The topic is a complex and controversial one, and some Countries have already introduced various versions of this carbon pricing. Let’s take a look at some examples.
Switzerland
In Switzerland, in addition to a domestic emissions trading system, since 2008 there has also been a so-called incentive tax on heating oil, natural gas and coal. The Swiss started at around 8 Euros per metric ton of CO2, which has now gone up to roughly 86 Euros. Two-thirds of the additional revenues created through this system flow back to citizens through the health insurance system, which attributes the same amount to each insured person. The remaining revenue is used to subsidise energy efficiency-boosting building renovations.
Sweden
Sweden introduced its CO2 tax in 1991 as part of a comprehensive tax reform. It thereby became the first Country to apply a tax to fossil fuels as well as energy and industrial production. Subsequent years saw diminishing emissions in spite of economic growth. When it was introduced, the carbon tax was the equivalent of 24 Euros per metric ton of CO2; today the figure is 114 Euros – the highest price in the world. Thanks to the measures taken, Sweden is well on its way to achieving its goal of being carbon neutral by 2045.
France
France taxes CO2 emissions on the basis of income, and they have the most comprehensive system worldwide according to the World Bank. When the so-called “energy-climate contribution” was introduced, in 2014, it was worth just 7 Euros per metric ton of CO2; by last year the figure was 44.60 Euros. As the energy mix in France contains considerably more nuclear power than coal power, its cost is only marginally higher and the taxes do not have a great impact on transport. The latest planned increase was cancelled after violent protests by the gilets jaunes, or yellow vests, but the French government already supports the expansion of renewable energy sources with current tax income. In recent weeks, France has also announced plans for an environmental tax on aeroplane tickets, which will start at 1.50 Euros for an economy-class ticket for a European domestic flight, rising to up to 18 Euros for non-European international flights in business class.
United Kingdom
The UK introduced the so-called Carbon Price Floor (CPF) in 2013, which supplements the European Emissions Trading System (EU ETS) with a CO2 surcharge pegged at a minimum price, which so far has been above the average set by the European Union.

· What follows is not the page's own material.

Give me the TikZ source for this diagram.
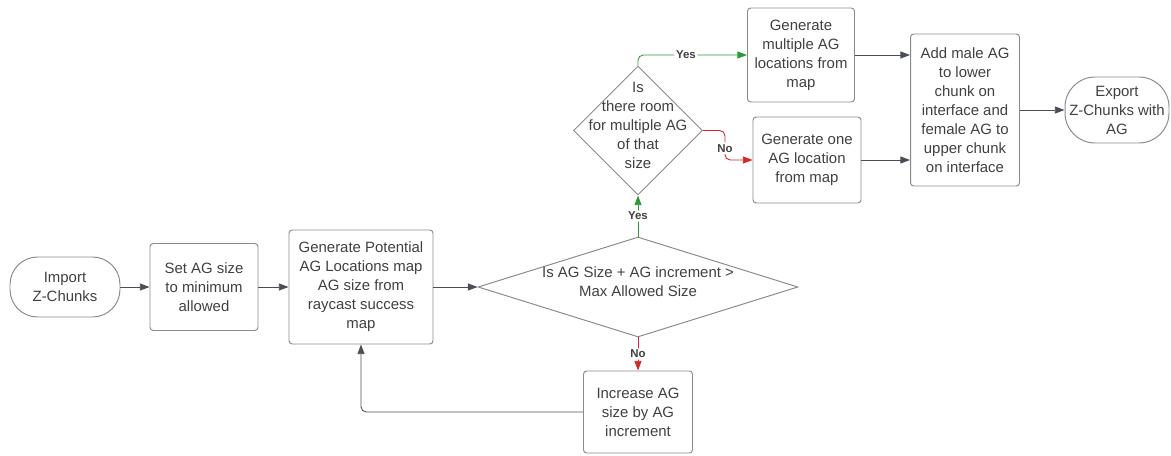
\documentclass[tikz,border=0pt]{standalone}
\usepackage{fontspec}
\setmainfont{Liberation Sans}
\usetikzlibrary{arrows.meta,shapes.geometric}
\definecolor{boxline}{HTML}{8A8A8A}
\definecolor{boxtext}{HTML}{404040}
\definecolor{arrline}{HTML}{4A4F57}
\definecolor{yesgreen}{HTML}{2E9A35}
\definecolor{nored}{HTML}{D6262B}
\newcommand{\dtext}[1]{\smash{\makebox[0pt]{\begin{tabular}{@{}c@{}}#1\end{tabular}}}}

\begin{document}
\begin{tikzpicture}[x=0.02cm,y=-0.02cm,
  font=\fontsize{8.5}{10.8}\selectfont,
  every node/.style={text=boxtext},
  box/.style={draw=boxline,line width=0.55pt,rectangle,rounded corners=1.8pt,align=center,inner sep=1pt},
  term/.style={draw=boxline,line width=0.55pt,rectangle,rounded corners=0.55cm,align=center,inner sep=1pt},
  decision/.style={draw=boxline,line width=0.55pt,diamond,inner sep=0pt},
  flow/.style={draw=arrline,line width=0.5pt,-{Triangle[length=5.5pt,width=4pt]}},
  yesflow/.style={flow,draw=yesgreen,-{Triangle[length=5.5pt,width=4pt,color=yesgreen]},rounded corners=3pt},
  noflow/.style={flow,draw=nored,-{Triangle[length=5.5pt,width=4pt,color=nored]},rounded corners=3pt},
  lbl/.style={fill=white,inner sep=1pt,font=\fontsize{6.5}{8}\selectfont\bfseries,text=boxtext}]
\useasboundingbox (0,0) rectangle (1171,456);

\node[term,minimum width=2.2cm,minimum height=1.2cm] (import) at (65,287) {Import\\Z-Chunks};
\node[box,minimum width=2.16cm,minimum height=1.74cm] (setsize) at (204,287) {Set AG size\\to minimum\\allowed};
\node[box,minimum width=2.88cm,minimum height=2.28cm] (genmap) at (361,287) {Generate Potential\\AG Locations map\\AG size from\\raycast success\\map};
\node[decision,minimum width=6.4cm,minimum height=2cm] (maxq) at (638,287) {\dtext{Is AG Size + AG increment >\\Max Allowed Size}};
\node[box,minimum width=2.18cm,minimum height=1.64cm] (incsize) at (638,412) {Increase AG\\size by AG\\increment};
\node[decision,minimum width=2.58cm,minimum height=2.58cm] (roomq) at (638,130.5) {\dtext{Is\\there room\\for multiple AG\\of that\\size}};
\node[box,minimum width=2.14cm,minimum height=1.88cm] (genmulti) at (801,55) {Generate\\multiple AG\\locations from\\map};
\node[box,minimum width=2.16cm,minimum height=1.72cm] (genone) at (807,160) {Generate one\\AG location\\from map};
\node[box,minimum width=2.18cm,minimum height=3.04cm] (addag) at (965,110) {Add male AG\\to lower\\chunk on\\interface and\\female AG to\\upper chunk\\on interface};
\node[term,minimum width=2.08cm,minimum height=1.32cm,rounded corners=0.6cm] (export) at (1117,110) {Export\\Z-Chunks with\\AG};

\draw[flow] (import) -- (setsize);
\draw[flow] (setsize) -- (genmap);
\draw[flow] (genmap) -- (maxq);
\draw[yesflow] (maxq.north) -- node[lbl] (yes1) {Yes} (roomq.south);
\draw[noflow] (maxq.south) -- node[lbl] (no1) {No} (incsize.north);
\draw[flow,rounded corners=3pt] (incsize.west) -| (genmap.south);
\draw[yesflow] (roomq.north) |- node[lbl,pos=0.72] (yes2) {Yes} (genmulti.west);
\draw[noflow] (roomq.east) -- ++(22,0) |- node[lbl,pos=0.3] (no2) {No} (genone.west);
\draw[flow] (genmulti.east) -- (genmulti.east -| addag.west);
\draw[flow] (genone.east) -- (genone.east -| addag.west);
\draw[flow] (addag) -- (export);
\end{tikzpicture}
\end{document}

In view of concerns about the competitiveness of energy-intensive industries, in 2015 the CPF was frozen at the equivalent of roughly 20 Euros until 2020. Although the price is relatively low compared to other Countries, some coal-fired power plants went offline in favour of more environmentally friendly gas power plants.
Germany
In Germany, the annual per capita CO2 emissions of 9.6 metric tons are twice the international average. In the EU climate package, Germany committed to reducing its greenhouse gas emissions by at least 40% compared to 1990 by the year 2020. This goal will not be met: reducing CO2 emissions with the existing EU ETS emissions trading system has failed. The plan is therefore to supplement this with a national CO2 minimum price, similarly to how it is done in the UK.
USA
California became the first US state to implement a cap-and-trade program in 2013, launching the second-largest emissions trading system (ETS) in the world after the EU. In this case too, the state caps emissions with certificates rather than a CO2 tax, and the goal of scaling carbon dioxide values back to 1990 levels by 2020 was achieved four years ahead of schedule in 2016. The initial minimum price for a metric ton of CO2 was the equivalent of roughly 8 Euros, which had gone up to approximately 13 Euros by 2018. California’s ETS program covers approximately 80% of greenhouse gas emissions in the state, compared to about 45% for the EU ETS.
China
China produces more than a quarter of global CO2 emissions, and officially launched its national emissions trading system (ETS) in late 2017, with the actual start expected in 2020. Initially the carbon market will only include power plants that produce more than 26,000 metric tons of CO2 annually – a category encompassing 1,700 plants accounting for approximately 30% of China’s total emissions. When the system is initially activated, the emissions certificates will be free. To identify the correct formula for the trading, different pilot projects have been running in seven different cities since 2013, which at least initially will continue to run alongside the national scheme. Although it only involves the energy sector, the Chinese emissions trading system will be the largest in the world.